The Use of Computed Tomography (CT) to Quantify Particle and Bed Structure Metrics for Fluvial Sediment in Gravel-Bed Rivers

Thursday 30 March 2017 - 14:00 to 15:00
NOC Southampton - Node Room (074/02) (Waterfront Campus).
Dr Hal Voepel

Uncertainty in bedload estimates for gravel bed rivers is largely driven by our inability to characterize arrangement, orientation and resultant forces of fluvial sediment in river beds.  Water working of grains leads to structural differences between areas of the bed through particle sorting, packing, imbrication, mortaring and degree of bed armoring.  In this study, non-destructive, micro-focus X-ray computed tomography (CT) imaging in 3D is used to visualize, quantify and assess the internal geometry of sections of a flume bed that have been extracted keeping their fabric intact.  Flume experiments were conducted at 1:1 scaling of our prototype river.
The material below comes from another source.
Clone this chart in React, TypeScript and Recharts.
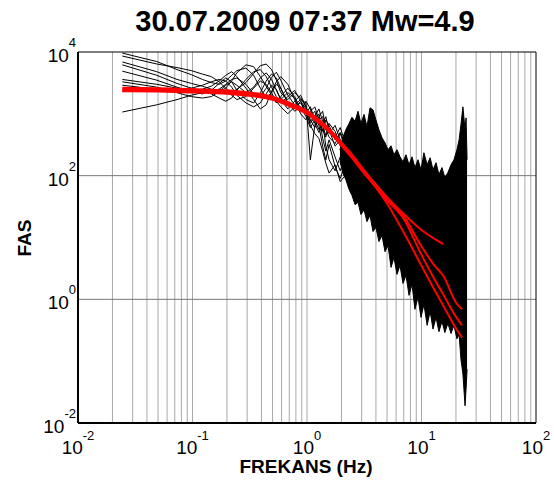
import React from "react";
import {
  ComposedChart,
  Line,
  Area,
  XAxis,
  YAxis,
  CartesianGrid,
  ReferenceLine,
} from "recharts";

const FONT = '"Liberation Sans", Arial, Helvetica, sans-serif';

// axis ticks (log axes)
const X_TICKS = [0.01, 0.1, 1, 10, 100];
const X_TICK_EXP = ["-2", "-1", "0", "1", "2"];
const Y_TICKS = [0.01, 1, 100, 10000];
const Y_TICK_EXP = ["-2", "0", "2", "4"];
const GRID_X = [
  0.02, 0.03, 0.04, 0.05, 0.06, 0.07, 0.08, 0.09, 0.1,
  0.2, 0.3, 0.4, 0.5, 0.6, 0.7, 0.8, 0.9, 1,
  2, 3, 4, 5, 6, 7, 8, 9, 10,
  20, 30, 40, 50, 60, 70, 80, 90,
];
const GRID_Y = [1, 100];

// individual station spectra, low-frequency part (Hz)
const FREQ = [
  0.0244, 0.0488, 0.0732, 0.0977, 0.122, 0.146, 0.171, 0.195, 0.22, 0.244,
  0.293, 0.342, 0.391, 0.44, 0.49, 0.54, 0.59, 0.68, 0.78, 0.88,
  0.98, 1.07, 1.17, 1.27, 1.37, 1.46, 1.56, 1.76, 1.95, 2.15,
  2.34, 2.54, 2.73, 2.93, 3.22, 3.52, 3.81, 4.1,
];
const S1 = [9600, 7000, 5200, 4300, 3600, 3200, 3000, 3400, 4200, 5000, 5500, 4200, 2600, 1800, 2200, 3000, 2600, 1500, 1100, 1300, 900, 600, 800, 1000, 400, 250, 380, 200, 120, 200, 250, 300, 180, 240, 150, 200, 120, 90];
const S2 = [8600, 6400, 5600, 5000, 4400, 4000, 3300, 2600, 2200, 2500, 3200, 4500, 6000, 6400, 5200, 3500, 2200, 1700, 2200, 1800, 1300, 900, 1100, 700, 520, 800, 650, 380, 500, 330, 260, 380, 220, 170, 230, 140, 110, 150];
const S3 = [6900, 4800, 3600, 3100, 2800, 2500, 2300, 2600, 3400, 4600, 6200, 5800, 4000, 2800, 2000, 1500, 1900, 2600, 1900, 1200, 1000, 1300, 800, 560, 700, 900, 520, 420, 600, 350, 300, 220, 320, 200, 150, 190, 130, 100];
const S4 = [6200, 4200, 3100, 2600, 2300, 2200, 2500, 3000, 3600, 3800, 3000, 2100, 1900, 2600, 3900, 4700, 3500, 2000, 1400, 1700, 1500, 180, 650, 900, 1100, 600, 480, 650, 380, 280, 420, 260, 190, 280, 160, 120, 170, 100];
const S5 = [4900, 3500, 2700, 2300, 2100, 2400, 3100, 3800, 3300, 2400, 1700, 1500, 2200, 3400, 4400, 3800, 2600, 1500, 1200, 1600, 1200, 750, 950, 650, 300, 180, 320, 140, 90, 150, 380, 200, 260, 160, 210, 130, 160, 95];
const S6 = [3600, 3000, 2600, 2400, 2500, 2800, 3400, 4200, 4800, 4000, 2600, 1700, 1200, 1400, 2300, 3300, 4000, 3000, 1700, 1000, 800, 1100, 1300, 800, 550, 420, 700, 520, 300, 380, 250, 320, 200, 140, 200, 120, 95, 130];
const S7 = [2900, 2500, 2300, 2200, 2300, 2100, 1800, 1600, 1800, 2400, 3600, 4800, 5200, 4000, 2700, 1900, 1500, 1900, 2400, 1600, 1000, 700, 900, 1200, 750, 300, 180, 120, 200, 110, 330, 220, 300, 170, 130, 180, 110, 80];
const S8 = [2300, 2300, 2400, 2600, 2900, 3300, 3600, 3400, 2700, 2000, 1500, 1300, 1500, 2100, 2900, 2500, 1700, 1200, 1600, 2000, 1300, 800, 600, 800, 900, 560, 420, 330, 480, 300, 220, 290, 180, 230, 130, 170, 100, 130];
const S9 = [1070, 1400, 1700, 2000, 2200, 2400, 2500, 2300, 2000, 1700, 1900, 2600, 3400, 3000, 2200, 1600, 1300, 1000, 1300, 1500, 1100, 650, 480, 400, 250, 160, 110, 150, 80, 100, 310, 190, 240, 150, 180, 110, 140, 90];
const S10 = [3300, 2700, 2200, 1900, 1800, 1900, 2300, 2900, 3300, 2900, 2200, 2700, 3800, 4600, 3600, 2400, 1700, 2200, 1800, 1100, 1600, 1200, 700, 500, 650, 450, 550, 300, 380, 260, 200, 270, 170, 210, 140, 110, 150, 100];
const SPECTRA = [S1, S2, S3, S4, S5, S6, S7, S8, S9, S10];

// dense high-frequency part of the spectra: lower / upper envelope
const BAND_F = [1.94, 2.06, 2.19, 2.33, 2.47, 2.63, 2.79, 2.96, 3.15, 3.34, 3.55, 3.77, 4.0, 4.25, 4.52, 4.8, 5.1, 5.42, 5.75, 6.11, 6.49, 6.89, 7.32, 7.78, 8.26, 8.77, 9.32, 9.9, 10.5, 11.2, 11.9, 12.6, 13.4, 14.2, 15.1, 16.0, 17.0, 18.1, 19.2, 20.4, 21.3, 22.1, 23.0, 24.0, 24.5, 25.0];
const BAND_HI = [260, 420, 560, 700, 880, 760, 1100, 700, 980, 620, 1250, 1161, 800, 552, 410, 340, 263, 305, 218, 263, 202, 168, 218, 150, 202, 135, 181, 125, 235, 150, 195, 125, 162, 104, 135, 93, 112, 150, 181, 263, 381, 665, 1297, 552, 861, 181, 41];
const BAND_LO = [170, 110, 85, 60, 48, 34, 37, 23.5, 28, 18.1, 22.6, 12.5, 14.5, 8.6, 10.8, 5.9, 7.4, 3.28, 4.75, 2.53, 3.53, 1.81, 2.44, 1.16, 1.75, 0.69, 1.08, 0.51, 0.83, 0.38, 0.64, 0.33, 0.51, 0.3, 0.44, 0.29, 0.41, 0.28, 0.38, 0.23, 0.27, 0.108, 0.062, 0.019, 0.035, 0.074];

// source model fits (red)
const RED_F = [0.0244, 0.05, 0.1, 0.2, 0.3, 0.5, 0.7, 1, 1.3, 1.6, 2, 2.5, 3, 4, 5, 7, 10, 13, 15.5, 20, 22.6];
const FIT_A = [2630, 2600, 2510, 2400, 2240, 1900, 1510, 1120, 780, 550, 345, 215, 138, 72, 45, 24, 13.2, 9.5, 7.8, null, null];
const FIT_B = [2512, 2483, 2399, 2291, 2138, 1820, 1445, 1072, 741, 525, 331, 204, 132, 69, 42, 21.9, 7.2, 3.5, 2.4, 0.89, 0.69];
const FIT_C = [2400, 2370, 2290, 2190, 2040, 1740, 1380, 1020, 708, 500, 316, 195, 126, 66, 40, 20, 5.2, 2.1, 1.2, 0.52, 0.38];
const FIT_D = [2320, 2290, 2215, 2115, 1970, 1680, 1335, 990, 684, 485, 305, 188, 122, 64, 35.5, 12, 3.5, 1.41, 0.79, 0.34, 0.24];
const FITS = [FIT_A, FIT_B, FIT_C, FIT_D];

const spectraData = SPECTRA.map((s) => FREQ.map((f, i) => ({ f, a: s[i] })));
const bandData = BAND_F.map((f, i) => ({ f, range: [BAND_LO[i], BAND_HI[i]] }));
const fitData = FITS.map((s) =>
  RED_F.map((f, i) => ({ f, a: s[i] })).filter((d) => d.a !== null)
);

const XTick = (props: any) => {
  const { x, y, index } = props;
  return (
    <text x={x} y={y + 31} textAnchor="middle" fontFamily={FONT} fontSize={19} fill="#000">
      <tspan>10</tspan>
      <tspan dy={-14} fontSize={13}>{X_TICK_EXP[index]}</tspan>
    </text>
  );
};

const YTick = (props: any) => {
  const { x, y, index } = props;
  return (
    <text x={x - 2} y={y + 10} textAnchor="end" fontFamily={FONT} fontSize={19} fill="#000">
      <tspan>10</tspan>
      <tspan dy={-15} fontSize={13}>{Y_TICK_EXP[index]}</tspan>
    </text>
  );
};

export default function App() {
  return (
    <div
      style={{
        position: "absolute",
        left: 0,
        top: 0,
        width: 554,
        height: 483,
        background: "#fff",
        fontFamily: FONT,
      }}
    >
      <ComposedChart width={554} height={483} margin={{ top: 52, right: 18, bottom: 0, left: 0 }}>
        <CartesianGrid horizontal={false} verticalValues={GRID_X} stroke="#a8a8a8" strokeWidth={1} />
        <CartesianGrid vertical={false} horizontalValues={GRID_Y} stroke="#777" strokeWidth={1} />
        <XAxis
          dataKey="f"
          type="number"
          scale="log"
          domain={[0.01, 100]}
          allowDataOverflow
          ticks={X_TICKS}
          tick={<XTick />}
          tickSize={0}
          tickMargin={0}
          tickLine={false}
          axisLine={{ stroke: "#000", strokeWidth: 2 }}
          height={60}
          interval={0}
        />
        <YAxis
          type="number"
          scale="log"
          domain={[0.01, 10000]}
          allowDataOverflow
          ticks={Y_TICKS}
          tick={<YTick />}
          tickSize={0}
          tickMargin={0}
          tickLine={false}
          axisLine={{ stroke: "#000", strokeWidth: 2 }}
          width={78}
          interval={0}
        />
        <ReferenceLine y={10000} stroke="#000" strokeWidth={1} />
        <ReferenceLine x={100} stroke="#000" strokeWidth={1} />
        <Area
          data={bandData}
          dataKey="range"
          type="linear"
          stroke="#000"
          strokeWidth={1}
          fill="#000"
          fillOpacity={1}
          isAnimationActive={false}
        />
        {spectraData.map((d, k) => (
          <Line
            key={`s${k}`}
            data={d}
            dataKey="a"
            type="linear"
            stroke="#000"
            strokeWidth={1}
            dot={false}
            isAnimationActive={false}
          />
        ))}
        {fitData.map((d, k) => (
          <Line
            key={`fit${k}`}
            data={d}
            dataKey="a"
            type="monotone"
            stroke="#ff0000"
            strokeWidth={2}
            dot={false}
            isAnimationActive={false}
          />
        ))}
      </ComposedChart>
      <div
        style={{
          position: "absolute",
          left: 0,
          width: 610,
          top: 7,
          textAlign: "center",
          fontSize: 29,
          lineHeight: "29px",
          fontWeight: "bold",
        }}
      >
        30.07.2009 07:37 Mw=4.9
      </div>
      <div
        style={{
          position: "absolute",
          left: 0,
          width: 612,
          top: 457,
          textAlign: "center",
          fontSize: 19,
          lineHeight: "19px",
          fontWeight: "bold",
        }}
      >
        FREKANS (Hz)
      </div>
      <div
        style={{
          position: "absolute",
          left: -25,
          width: 100,
          top: 228,
          height: 20,
          textAlign: "center",
          fontSize: 19,
          lineHeight: "20px",
          fontWeight: "bold",
          transform: "rotate(-90deg)",
        }}
      >
        FAS
      </div>
    </div>
  );
}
Here we present some image processing and derived metrics from a CT scanned sample from our flume experiments.  This is the first time bed stability has been studied in 3D using CT scanned images of sediment from the bed surface to depths well into the subsurface.  The derived metrics and inter-granular relationships and characterization of bed structures will lead to improved bedload estimates with reduced uncertainty.